Shortbread Sandwich Cookies
Total Time
Prep: 20 min. Bake: 10 min./batch + cooling
Yield
about 3 dozen
I layer a creamy, coffee-flavored filling between buttery shortbread, then dip the sandwiches in chocolate. Guests always love them.—Bertha Seyer, Oak Ridge, Missouri
Ingredients
- 1 cup butter, softened
- 1/2 cup confectioners' sugar
- 1/2 teaspoon vanilla extract
- 2 cups all-purpose flour
- 1/4 teaspoon baking powder
- FILLING:
- 1/4 cup butter, softened
- 1-1/3 cups confectioners' sugar
- 2 teaspoons instant coffee granules
- 2 teaspoons hot water
- TOPPING:
- 1 cup semisweet chocolate chips
- 2 teaspoons shortening
- Nonpareils
Directions
- Place ungreased baking sheets in the refrigerator. In a large bowl, cream butter and confectioners' sugar until light and fluffy, 3-4 minutes. Beat in vanilla. Combine flour and baking powder; gradually add to creamed mixture and mix well.

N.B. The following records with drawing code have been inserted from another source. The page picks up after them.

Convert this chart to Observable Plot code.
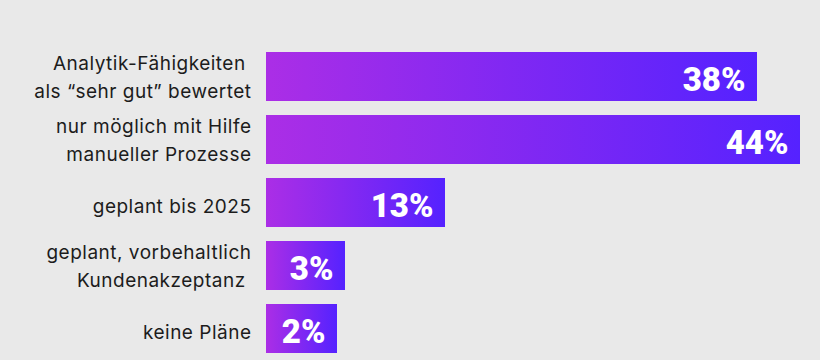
<!DOCTYPE html>
<html>
<head>
<meta charset="utf-8">
<script src="https://cdn.jsdelivr.net/npm/d3@7"></script>
<script src="https://cdn.jsdelivr.net/npm/@observablehq/plot@0.6"></script>
<style>
  html, body { margin: 0; padding: 0; background: #e9e9e9; }
  #chart { width: 820px; height: 360px; }
</style>
</head>
<body>
<div id="chart"></div>
<script>
const categories = [
  "Analytik-Fähigkeiten\u00a0\nals “sehr gut” bewertet",
  "nur möglich mit Hilfe\nmanueller Prozesse",
  "geplant bis 2025",
  "geplant, vorbehaltlich\nKundenakzeptanz\u00a0",
  "keine Pläne"
];
const values = [38, 44, 13, 3, 2];
const valueLabels = ["38%", "44%", "13%", "3%", "2%"];

const data = categories.map((c, i) => ({label: c, value: values[i], pct: valueLabels[i]}));

// the infographic uses a non-uniform (piecewise) value axis
const xKnots = [0, 2, 3, 13, 38, 44];
const xPixels = [266, 337, 345, 445, 757, 800];

const gradient = () => {
  const ns = "http://www.w3.org/2000/svg";
  const defs = document.createElementNS(ns, "defs");
  const lg = document.createElementNS(ns, "linearGradient");
  lg.setAttribute("id", "barGrad");
  lg.setAttribute("x1", "0"); lg.setAttribute("x2", "1");
  lg.setAttribute("y1", "0"); lg.setAttribute("y2", "0");
  [["0", "#ab2ee6"], ["1", "#5522ff"]].forEach(([o, c]) => {
    const s = document.createElementNS(ns, "stop");
    s.setAttribute("offset", o);
    s.setAttribute("stop-color", c);
    lg.appendChild(s);
  });
  defs.appendChild(lg);
  return defs;
};

const labelOpts = {
  y: "label", text: "label", frameAnchor: "left", textAnchor: "end",
  dx: -15, fontSize: 19, lineHeight: 1.49, fill: "#1c1c1c"
};

const chart = Plot.plot({
  width: 820,
  height: 360,
  marginTop: 52,
  marginBottom: 7,
  marginLeft: 266,
  marginRight: 20,
  style: {background: "transparent", fontFamily: "Inter, 'Liberation Sans', sans-serif"},
  x: {type: "linear", domain: xKnots, range: xPixels, axis: null},
  y: {domain: categories, paddingInner: 0.23, paddingOuter: 0, axis: null},
  marks: [
    gradient,
    Plot.barX(data, {x: "value", y: "label", fill: "url(#barGrad)"}),
    Plot.text(data.filter(d => d.label.includes("\n")), {...labelOpts, dy: -2}),
    Plot.text(data.filter(d => !d.label.includes("\n")), {...labelOpts, dy: 0.5}),
    Plot.text(data, {
      x: "value", y: "label", text: "pct", textAnchor: "end",
      dx: -12, dy: 3, fontSize: 33, fontWeight: 900, fill: "white",
      fontFamily: "Roboto, Inter, sans-serif"
    })
  ]
});
// letter-spacing for the category labels (2nd and 3rd text layers)
const textLayers = chart.querySelectorAll('g[aria-label="text"]');
[textLayers[0], textLayers[1]].forEach(g => g && g.setAttribute("letter-spacing", "0.5"));
document.getElementById("chart").appendChild(chart);
</script>
</body>
</html>
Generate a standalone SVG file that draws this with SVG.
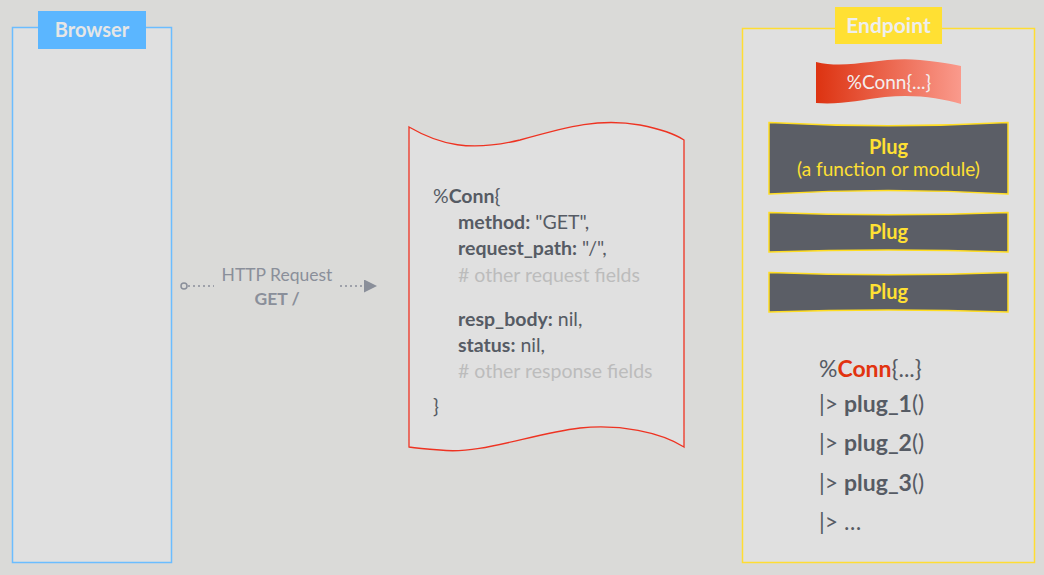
<svg xmlns="http://www.w3.org/2000/svg" width="1044" height="575" viewBox="0 0 1044 575">
<defs>
<style>
.t{font-family:Lato,"Open Sans","Noto Sans",sans-serif;}
.code{font-family:Lato,"Open Sans",sans-serif;font-size:19.5px;fill:#565b64;}
.cmt{fill:#bcbcbc;}
.b{font-weight:bold;}
.plug{fill:#5b5e66;stroke:#ffdd22;stroke-width:1.5;}
.plugt{font-family:Lato,"Open Sans",sans-serif;font-weight:bold;font-size:20px;fill:#ffe033;text-anchor:middle;}
.pipe{font-family:Lato,"Open Sans",sans-serif;font-size:23px;fill:#565b64;}
</style>
<linearGradient id="rg" x1="0" y1="0" x2="1" y2="0">
<stop offset="0" stop-color="#dd3311"/>
<stop offset="1" stop-color="#fa9a8c"/>
</linearGradient>
<marker id="ah" viewBox="0 0 10 10" refX="0" refY="5" markerWidth="13" markerHeight="13" markerUnits="userSpaceOnUse" orient="auto">
<path d="M0,0 L10,5 L0,10 Z" fill="#8a8f9a"/>
</marker>
</defs>
<rect x="0" y="0" width="1044" height="575" fill="#dadad8"/>

<g id="browser">
<rect x="12.5" y="27.5" width="159" height="535" fill="#e0e0e0" stroke="#6bbdff" stroke-width="1.5"/>
<rect x="38" y="11" width="108" height="38" fill="#5bb6ff"/>
<text class="t b" x="92" y="37" font-size="20" fill="#e6e6e6" text-anchor="middle">Browser</text>
</g>

<g id="connectors">
<circle cx="184" cy="286" r="3" fill="none" stroke="#8a8f9a" stroke-width="1.5"/>
<line x1="188" y1="286" x2="214" y2="286" stroke="#8a8f9a" stroke-width="1.5" stroke-dasharray="2,3"/>
<line x1="340" y1="286" x2="364" y2="286" stroke="#8a8f9a" stroke-width="1.5" stroke-dasharray="2,3" marker-end="url(#ah)"/>
<text class="t" x="277" y="281" font-size="17.5" fill="#8a8f9a" text-anchor="middle">HTTP Request</text>
<text class="t b" x="277" y="305" font-size="17.5" fill="#8a8f9a" text-anchor="middle">GET /</text>
</g>

<g id="conn-doc">
<path d="M409,127 C440,145 470,152 520,140 C570,126 600,118 640,125 C660,129 675,134 684,140 L684,447 C660,432 620,424 580,428 C530,434 480,455 440,450 C425,449 415,448 409,447 Z" fill="#e0e0e0" stroke="#ee3322" stroke-width="1.3"/>
<text class="code" x="433" y="203">%<tspan class="b">Conn</tspan>{</text>
<text class="code" x="458" y="229"><tspan class="b">method:</tspan> "GET",</text>
<text class="code" x="458" y="255"><tspan class="b">request_path:</tspan> "/",</text>
<text class="code cmt" x="458" y="282"># other request fields</text>
<text class="code" x="458" y="326"><tspan class="b">resp_body:</tspan> nil,</text>
<text class="code" x="458" y="352"><tspan class="b">status:</tspan> nil,</text>
<text class="code cmt" x="458" y="378"># other response fields</text>
<text class="code" x="433" y="413">}</text>
</g>

<g id="endpoint">
<rect x="742.5" y="28.5" width="292" height="534" fill="#e0e0e0" stroke="#ffdd33" stroke-width="1.5"/>
<rect x="835" y="7" width="107" height="37" fill="#ffe033"/>
<text class="t b" x="888.5" y="33" font-size="21" fill="#eeeeee" text-anchor="middle">Endpoint</text>
</g>

<g id="conn-banner">
<path d="M816,62 C850,70 880,56 920,60 C940,62 952,64 961,66 L961,104 C940,98 915,94 885,97 C860,100 840,105 816,103 Z" fill="url(#rg)"/>
<text class="t" x="889" y="89" font-size="19" fill="#f3eeee" text-anchor="middle">%Conn{...}</text>
</g>

<g id="plug1">
<path class="plug" d="M769,122.5 Q888,129 1008,122.5 L1008,194 Q888,187 769,194 Z"/>
<text class="plugt" x="888.5" y="154">Plug</text>
<text class="plugt" x="888.5" y="176" style="font-weight:normal;font-size:19px">(a function or module)</text>
</g>

<g id="plug2">
<path class="plug" d="M769,212.5 Q888,217 1008,212.5 L1008,252 Q888,248 769,252 Z"/>
<text class="plugt" x="888.5" y="239">Plug</text>
</g>

<g id="plug3">
<path class="plug" d="M769,272.5 Q888,277 1008,272.5 L1008,312 Q888,308 769,312 Z"/>
<text class="plugt" x="888.5" y="299">Plug</text>
</g>

<g id="pipeline">
<text class="pipe" x="819" y="377">%<tspan class="b" fill="#e2330f">Conn</tspan>{...}</text>
<text class="pipe" x="819" y="412">|&gt; <tspan class="b">plug_1</tspan>()</text>
<text class="pipe" x="819" y="451">|&gt; <tspan class="b">plug_2</tspan>()</text>
<text class="pipe" x="819" y="491">|&gt; <tspan class="b">plug_3</tspan>()</text>
<text class="pipe" x="819" y="530">|&gt; …</text>
</g>
</svg>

- Using a cookie press fitted with a ribbon disk, press dough into 2-1/2-in.-long ribbons on chilled baking sheets. Bake at 375° until edges are lightly browned, 6-8 minutes. Cool for 1 minute before removing from pans to wire racks to cool completely.
- For filling, in a small bowl, cream butter and confectioners' sugar until light and fluffy. Dissolve coffee in hot water; add to creamed mixture and mix until smooth. Spread 1 teaspoon filling on the bottom of 1 cookie; top with another cookie to form a sandwich. Repeat.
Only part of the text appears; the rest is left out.